What is asked
Don't include pictures. Quote the lines below from the first through the line that contains "from matplotlib.patches import Rectangle".

** START OF Material **

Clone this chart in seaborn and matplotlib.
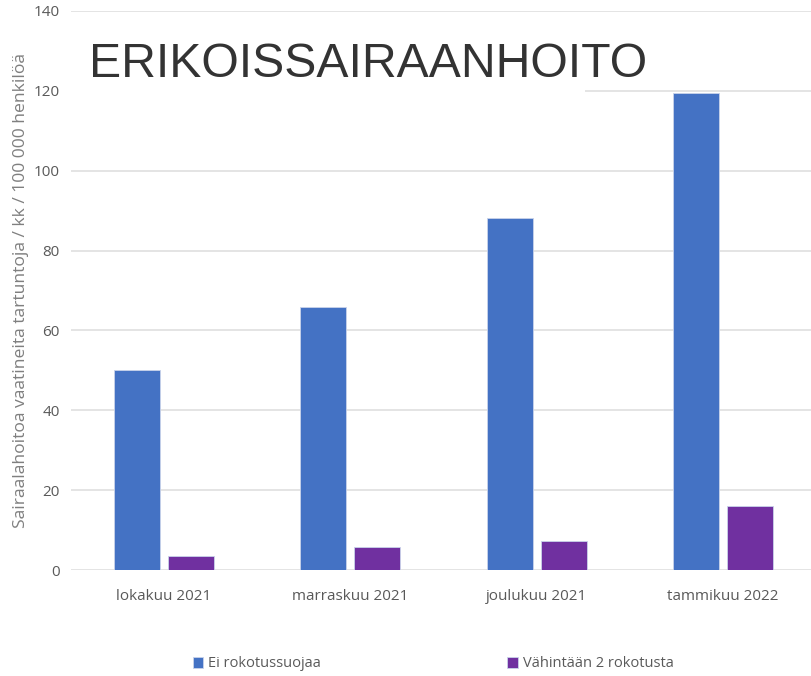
import matplotlib
matplotlib.use("Agg")
import matplotlib.pyplot as plt
import seaborn as sns
import pandas as pd
from matplotlib.patches import Rectangle

months = ["lokakuu 2021", "marraskuu 2021", "joulukuu 2021", "tammikuu 2022"]
unvaccinated = [50.1, 65.9, 88.2, 119.5]
vaccinated_2 = [3.5, 5.8, 7.3, 16.0]
series = ["Ei rokotussuojaa", "Vähintään 2 rokotusta"]
colors = ["#4472C4", "#7030A0"]

df = pd.DataFrame({
    "kuukausi": months * 2,
    "arvo": unvaccinated + vaccinated_2,
    "ryhma": [series[0]] * len(months) + [series[1]] * len(months),
})

sns.set_style("white")
plt.rcParams["font.family"] = ["Open Sans", "DejaVu Sans"]

fig = plt.figure(figsize=(8.11, 6.76), dpi=100)
ax = fig.add_axes([0.0873, 0.1568, 0.919, 0.827])

sns.barplot(data=df, x="kuukausi", y="arvo", hue="ryhma", palette=colors,
            order=months, hue_order=series, width=0.58, gap=0.15, saturation=1,
            edgecolor="#c9d3ea", linewidth=0.6, ax=ax, legend=True, zorder=3)

ax.set_ylim(0, 140)
ax.set_yticks(range(0, 141, 20))
ax.yaxis.grid(True, color="#dcdcdc", linewidth=1.1, zorder=0)
ax.set_axisbelow(True)
for s in ax.spines.values():
    s.set_visible(False)
ax.tick_params(axis="both", length=0, labelsize=11, labelcolor="#595959")
ax.tick_params(axis="x", pad=14)
ax.tick_params(axis="y", pad=8)
ax.set_xlabel("")
ax.set_ylabel("Sairaalahoitoa vaatineita tartuntoja / kk / 100 000 henkilöä",
              fontsize=12.6, color="#7f7f7f", labelpad=3)

# white box behind the title hides part of the 120 gridline
fig.patches.append(Rectangle((0.085, 0.85), 0.636, 0.12, transform=fig.transFigure,
                             facecolor="white", edgecolor="none", zorder=5))
fig.text(0.11, 0.886, "ERIKOISSAIRAANHOITO", fontsize=34.7, color="#333333",
         family="Liberation Sans", zorder=6)

handles, labels = ax.get_legend_handles_labels()
ax.get_legend().remove()
fig.legend(handles, labels, loc="center", bbox_to_anchor=(0.534, 0.018), ncol=2,
           frameon=False, fontsize=10.5, labelcolor="#595959", columnspacing=12.8,
           handlelength=0.75, handleheight=0.75, handletextpad=0.3)

fig.savefig("out.png", dpi=100)
plt.close()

** END OF Material **

Full solution
Clone this chart in seaborn and matplotlib.
import matplotlib
matplotlib.use("Agg")
import matplotlib.pyplot as plt
import seaborn as sns
import pandas as pd
from matplotlib.patches import Rectangle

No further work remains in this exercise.